--- START Input rows ---
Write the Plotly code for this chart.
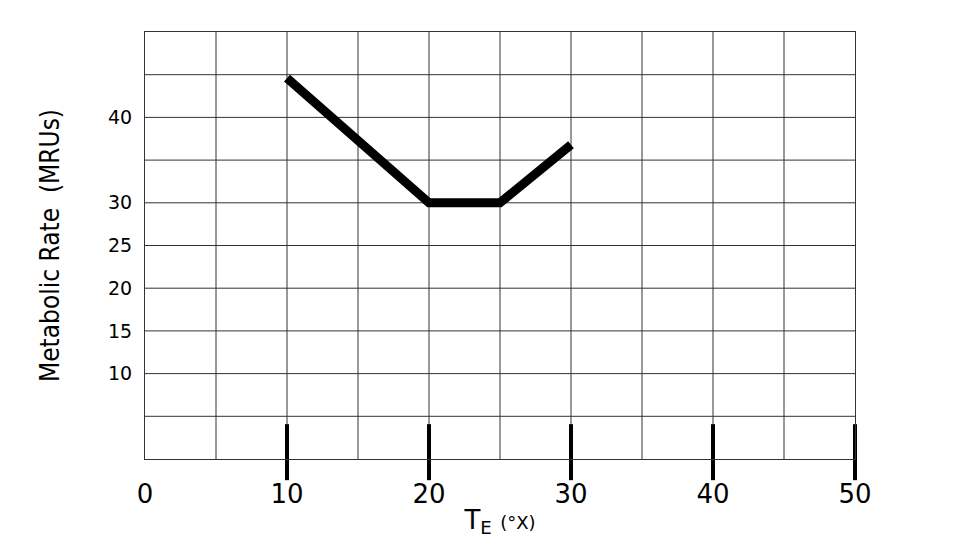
import plotly.graph_objects as go

temp = [10, 20, 25, 30]
rate = [44.6, 30, 30, 36.8]
x_ticks = [0, 10, 20, 30, 40, 50]
y_ticks = [10, 15, 20, 25, 30, 40]
major_ticks = [10, 20, 30, 40, 50]

fig = go.Figure()
fig.add_trace(go.Scatter(x=temp, y=rate, mode="lines",
                         line=dict(color="black", width=9), showlegend=False))
fig.add_trace(go.Scatter(x=major_ticks, y=[0.8]*len(major_ticks), mode="markers",
                         marker=dict(symbol="line-ns", size=40, line=dict(width=4, color="black")),
                         cliponaxis=False, showlegend=False, hoverinfo="skip"))

fig.update_layout(
    width=962, height=550, plot_bgcolor="white", paper_bgcolor="white",
    margin=dict(l=137, r=115, t=24, b=99),
    font=dict(family="DejaVu Sans", color="black"),
    xaxis=dict(range=[0, 50], showgrid=False,
               tickvals=x_ticks, ticktext=[str(v) for v in x_ticks],
               tickfont=dict(size=26), ticks="", ticklabelstandoff=12,
               showline=True, linecolor="#333", mirror=True, zeroline=False,
               title=dict(text="T<sub>E</sub> <span style='font-size:18px'>(°X)</span>",
                          font=dict(size=26), standoff=2)),
    yaxis=dict(range=[0, 50], showgrid=False, zeroline=False,
               tickvals=y_ticks, ticktext=[str(v) for v in y_ticks],
               tickfont=dict(size=19), ticks="", ticklabelstandoff=8,
               showline=True, linecolor="#333", mirror=True,
               title=dict(text="Metabolic Rate  (MRUs)",
                          font=dict(size=26, family="Liberation Sans Narrow, DejaVu Sans Condensed"),
                          standoff=40)),
)
for v in range(5, 50, 5):
    fig.add_shape(type="line", xref="paper", yref="y", x0=0, x1=1, y0=v, y1=v,
                  line=dict(color="#333", width=1), layer="below")
    fig.add_shape(type="line", xref="x", yref="paper", x0=v, x1=v, y0=0, y1=1,
                  line=dict(color="#333", width=1), layer="below")
fig.write_html("out.html")
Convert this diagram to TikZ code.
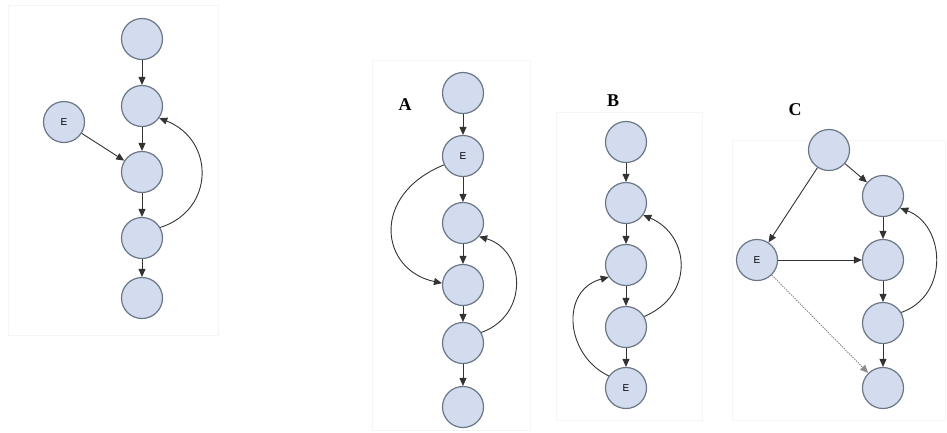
--- END Input rows ---
» Your goal
The entries above should be reproduced exactly, without their pictures.

» Result
Write the Plotly code for this chart.
import plotly.graph_objects as go

temp = [10, 20, 25, 30]
rate = [44.6, 30, 30, 36.8]
x_ticks = [0, 10, 20, 30, 40, 50]
y_ticks = [10, 15, 20, 25, 30, 40]
major_ticks = [10, 20, 30, 40, 50]

fig = go.Figure()
fig.add_trace(go.Scatter(x=temp, y=rate, mode="lines",
                         line=dict(color="black", width=9), showlegend=False))
fig.add_trace(go.Scatter(x=major_ticks, y=[0.8]*len(major_ticks), mode="markers",
                         marker=dict(symbol="line-ns", size=40, line=dict(width=4, color="black")),
                         cliponaxis=False, showlegend=False, hoverinfo="skip"))

fig.update_layout(
    width=962, height=550, plot_bgcolor="white", paper_bgcolor="white",
    margin=dict(l=137, r=115, t=24, b=99),
    font=dict(family="DejaVu Sans", color="black"),
    xaxis=dict(range=[0, 50], showgrid=False,
               tickvals=x_ticks, ticktext=[str(v) for v in x_ticks],
               tickfont=dict(size=26), ticks="", ticklabelstandoff=12,
               showline=True, linecolor="#333", mirror=True, zeroline=False,
               title=dict(text="T<sub>E</sub> <span style='font-size:18px'>(°X)</span>",
                          font=dict(size=26), standoff=2)),
    yaxis=dict(range=[0, 50], showgrid=False, zeroline=False,
               tickvals=y_ticks, ticktext=[str(v) for v in y_ticks],
               tickfont=dict(size=19), ticks="", ticklabelstandoff=8,
               showline=True, linecolor="#333", mirror=True,
               title=dict(text="Metabolic Rate  (MRUs)",
                          font=dict(size=26, family="Liberation Sans Narrow, DejaVu Sans Condensed"),
                          standoff=40)),
)
for v in range(5, 50, 5):
    fig.add_shape(type="line", xref="paper", yref="y", x0=0, x1=1, y0=v, y1=v,
                  line=dict(color="#333", width=1), layer="below")
    fig.add_shape(type="line", xref="x", yref="paper", x0=v, x1=v, y0=0, y1=1,
                  line=dict(color="#333", width=1), layer="below")
fig.write_html("out.html")
Convert this diagram to TikZ code.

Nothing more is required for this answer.